AIM OF THE TASK: Copy exactly the lines from the start of the material through the line with "const endDay = 1469". Pictures stay out of the copy.

___ SUPPLIED MATERIAL ___

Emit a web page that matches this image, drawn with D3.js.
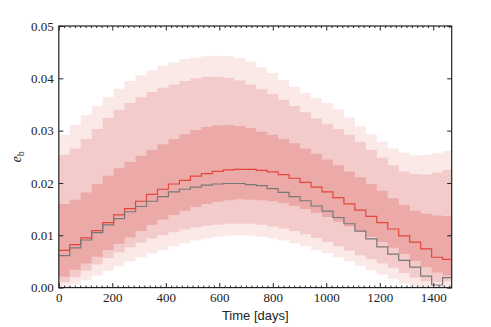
<!DOCTYPE html>
<html lang="en">

<head>
  <meta charset="UTF-8">
  <title>e_b vs time</title>
  <script src="https://d3js.org/d3.v7.min.js"></script>
  <style>
    body {
      margin: 0;
      background: #fff;
    }

    .tick text {
      font-family: "Liberation Serif", serif;
      font-size: 13px;
      fill: #222;
    }
  </style>
</head>

<body>
  <div class="chartContainer"></div>

  <script>
    // bin start times (days), the last bin runs to endDay
    const binStart = [0, 41, 82, 123, 164, 205, 246, 287, 328, 369, 410, 451, 492, 533, 574, 615, 656, 697,
      738, 779, 820, 861, 902, 943, 984, 1025, 1066, 1107, 1148, 1189, 1230, 1271, 1312, 1353, 1394, 1435]
    const endDay = 1469

    // median (red) and the other run (gray)
    const median = [0.0071, 0.0082, 0.0095, 0.0109, 0.0124, 0.0139, 0.0151, 0.0165, 0.0178, 0.0188, 0.0198, 0.0205,
      0.0213, 0.0218, 0.0222, 0.0225, 0.0226, 0.0226, 0.0224, 0.0221, 0.0216, 0.0209, 0.0201, 0.0192,
      0.0183, 0.0172, 0.0160, 0.0148, 0.0136, 0.0124, 0.0112, 0.0099, 0.0087, 0.0074, 0.0058, 0.0054]
    const truth = [0.0061, 0.0076, 0.0091, 0.0105, 0.0120, 0.0132, 0.0145, 0.0155, 0.0165, 0.0174, 0.0183, 0.0188,
      0.0192, 0.0196, 0.0198, 0.0199, 0.0199, 0.0197, 0.0195, 0.0189, 0.0182, 0.0174, 0.0166, 0.0156,
      0.0146, 0.0134, 0.0122, 0.0108, 0.0093, 0.0078, 0.0064, 0.0052, 0.0039, 0.0022, 0.0005, 0.0019]

    // bands: 1, 2, 3 sigma lower / upper
    const lo1 = [0.0021, 0.0034, 0.0046, 0.0059, 0.0072, 0.0084, 0.0096, 0.0108, 0.0120, 0.0130, 0.0139, 0.0147,
      0.0154, 0.0160, 0.0164, 0.0167, 0.0169, 0.0168, 0.0167, 0.0165, 0.0161, 0.0156, 0.0150, 0.0143,
      0.0135, 0.0126, 0.0117, 0.0107, 0.0097, 0.0087, 0.0076, 0.0064, 0.0051, 0.0039, 0.0029, 0.0023]
    const hi1 = [0.0160, 0.0168, 0.0182, 0.0198, 0.0214, 0.0228, 0.0240, 0.0252, 0.0263, 0.0274, 0.0284, 0.0293,
      0.0301, 0.0307, 0.0310, 0.0311, 0.0309, 0.0305, 0.0298, 0.0292, 0.0284, 0.0276, 0.0266, 0.0256,
      0.0245, 0.0234, 0.0222, 0.0211, 0.0198, 0.0185, 0.0171, 0.0158, 0.0147, 0.0141, 0.0138, 0.0137]
    const lo2 = [0.0010, 0.0020, 0.0032, 0.0044, 0.0056, 0.0067, 0.0077, 0.0086, 0.0094, 0.0100, 0.0106, 0.0111,
      0.0115, 0.0118, 0.0120, 0.0122, 0.0122, 0.0122, 0.0120, 0.0117, 0.0113, 0.0108, 0.0102, 0.0095,
      0.0087, 0.0079, 0.0071, 0.0062, 0.0054, 0.0046, 0.0038, 0.0028, 0.0019, 0.0012, 0.0010, 0.0012]
    const hi2 = [0.0254, 0.0266, 0.0284, 0.0303, 0.0324, 0.0340, 0.0353, 0.0364, 0.0374, 0.0382, 0.0388, 0.0395,
      0.0400, 0.0403, 0.0403, 0.0401, 0.0396, 0.0388, 0.0379, 0.0370, 0.0359, 0.0347, 0.0335, 0.0323,
      0.0313, 0.0303, 0.0292, 0.0279, 0.0263, 0.0248, 0.0234, 0.0222, 0.0217, 0.0216, 0.0220, 0.0225]
    const lo3 = [0.0000, 0.0006, 0.0014, 0.0023, 0.0032, 0.0041, 0.0050, 0.0058, 0.0065, 0.0072, 0.0079, 0.0085,
      0.0090, 0.0094, 0.0097, 0.0099, 0.0100, 0.0099, 0.0097, 0.0094, 0.0090, 0.0085, 0.0079, 0.0072,
      0.0066, 0.0058, 0.0050, 0.0042, 0.0033, 0.0025, 0.0016, 0.0008, 0.0002, 0.0000, 0.0000, 0.0000]
    const hi3 = [0.0292, 0.0311, 0.0330, 0.0347, 0.0364, 0.0380, 0.0395, 0.0406, 0.0415, 0.0424, 0.0430, 0.0437,
      0.0440, 0.0442, 0.0443, 0.0442, 0.0439, 0.0432, 0.0421, 0.0410, 0.0397, 0.0384, 0.0372, 0.0362,
      0.0353, 0.0341, 0.0325, 0.0308, 0.0293, 0.0279, 0.0266, 0.0258, 0.0253, 0.0254, 0.0257, 0.0261]

    const xTicks = [0, 200, 400, 600, 800, 1000, 1200, 1400]
    const yTicks = [0, 0.01, 0.02, 0.03, 0.04, 0.05]

    const W = 491, H = 327
    const svg = d3.select('.chartContainer')
      .append('svg')
      .attr('width', W)
      .attr('height', H)

    const x = d3.scaleLinear().domain([0, endDay]).range([58.8, 451.7])
    const y = d3.scaleLinear().domain([0, 0.05]).range([287.6, 26])

    // step series: repeat the last value at endDay
    const steps = arr => binStart.map((t, i) => ({ t, v: arr[i] })).concat([{ t: endDay, v: arr[arr.length - 1] }])

    const band = (lo, hi) => binStart.map((t, i) => ({ t, lo: lo[i], hi: hi[i] }))
      .concat([{ t: endDay, lo: lo[lo.length - 1], hi: hi[hi.length - 1] }])

    const area = d3.area()
      .curve(d3.curveStepAfter)
      .x(d => x(d.t))
      .y0(d => y(d.lo))
      .y1(d => y(d.hi))

    const line = d3.line()
      .curve(d3.curveStepAfter)
      .x(d => x(d.t))
      .y(d => y(d.v))

    const bands = [
      { lo: lo3, hi: hi3, color: '#fbe9e8' },
      { lo: lo2, hi: hi2, color: '#f4cbcb' },
      { lo: lo1, hi: hi1, color: '#eba9a7' }
    ]

    svg.selectAll('path.band')
      .data(bands)
      .enter()
      .append('path')
      .attr('class', 'band')
      .attr('d', d => area(band(d.lo, d.hi)))
      .attr('fill', d => d.color)

    svg.append('path')
      .attr('d', line(steps(median)))
      .attr('fill', 'none')
      .attr('stroke', '#e4463b')
      .attr('stroke-width', 1.2)

    svg.append('path')
      .attr('d', line(steps(truth)))
      .attr('fill', 'none')
      .attr('stroke', '#787878')
      .attr('stroke-width', 1.2)

    // axes, ticks pointing inwards on all four sides
    const minorX = d3.range(0, endDay, 20).filter(d => d % 200 !== 0)
    const fmt = d3.format('.2f')

    const axBottom = svg.append('g').attr('transform', `translate(0,${y(0)})`)
    axBottom.call(d3.axisBottom(x).tickValues(xTicks).tickSize(-4.5).tickPadding(5).tickFormat(d3.format('d')))
    axBottom.append('g').call(d3.axisBottom(x).tickValues(minorX).tickSize(-2).tickFormat(''))

    const axTop = svg.append('g').attr('transform', `translate(0,${y(0.05)})`)
    axTop.call(d3.axisTop(x).tickValues(xTicks).tickSize(-4.5).tickFormat(''))
    axTop.append('g').call(d3.axisTop(x).tickValues(minorX).tickSize(-2).tickFormat(''))

    svg.append('g').attr('transform', `translate(${x(0)},0)`)
      .call(d3.axisLeft(y).tickValues(yTicks).tickSize(-4.5).tickPadding(5).tickFormat(fmt))
    svg.append('g').attr('transform', `translate(${x(endDay)},0)`)
      .call(d3.axisRight(y).tickValues(yTicks).tickSize(-4.5).tickFormat(''))

    svg.selectAll('.domain').remove()
    svg.selectAll('.tick line').attr('stroke', '#222').attr('stroke-width', 1)

    svg.append('rect')
      .attr('x', x(0))
      .attr('y', y(0.05))
      .attr('width', x(endDay) - x(0))
      .attr('height', y(0) - y(0.05))
      .attr('fill', 'none')
      .attr('stroke', '#222')
      .attr('stroke-width', 1.2)

    // labels
    svg.append('text')
      .attr('x', (x(0) + x(endDay)) / 2)
      .attr('y', 320)
      .attr('text-anchor', 'middle')
      .style('font-family', '"Liberation Sans", Arial, sans-serif')
      .style('font-size', '13px')
      .attr('fill', '#222')
      .text('Time [days]')

    const yl = svg.append('text')
      .attr('transform', `translate(21,${(y(0) + y(0.05)) / 2}) rotate(-90)`)
      .attr('text-anchor', 'middle')
      .style('font-family', '"Liberation Serif", serif')
      .attr('fill', '#222')
    yl.append('tspan').style('font-style', 'italic').style('font-size', '14px').text('e')
    yl.append('tspan').attr('dy', 3).style('font-size', '10px').text('b')
  </script>
</body>

</html>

___

RESULT OF THE TASK:
Emit a web page that matches this image, drawn with D3.js.
<!DOCTYPE html>
<html lang="en">

<head>
  <meta charset="UTF-8">
  <title>e_b vs time</title>
  <script src="https://d3js.org/d3.v7.min.js"></script>
  <style>
    body {
      margin: 0;
      background: #fff;
    }

    .tick text {
      font-family: "Liberation Serif", serif;
      font-size: 13px;
      fill: #222;
    }
  </style>
</head>

<body>
  <div class="chartContainer"></div>

  <script>
    // bin start times (days), the last bin runs to endDay
    const binStart = [0, 41, 82, 123, 164, 205, 246, 287, 328, 369, 410, 451, 492, 533, 574, 615, 656, 697,
      738, 779, 820, 861, 902, 943, 984, 1025, 1066, 1107, 1148, 1189, 1230, 1271, 1312, 1353, 1394, 1435]
    const endDay = 1469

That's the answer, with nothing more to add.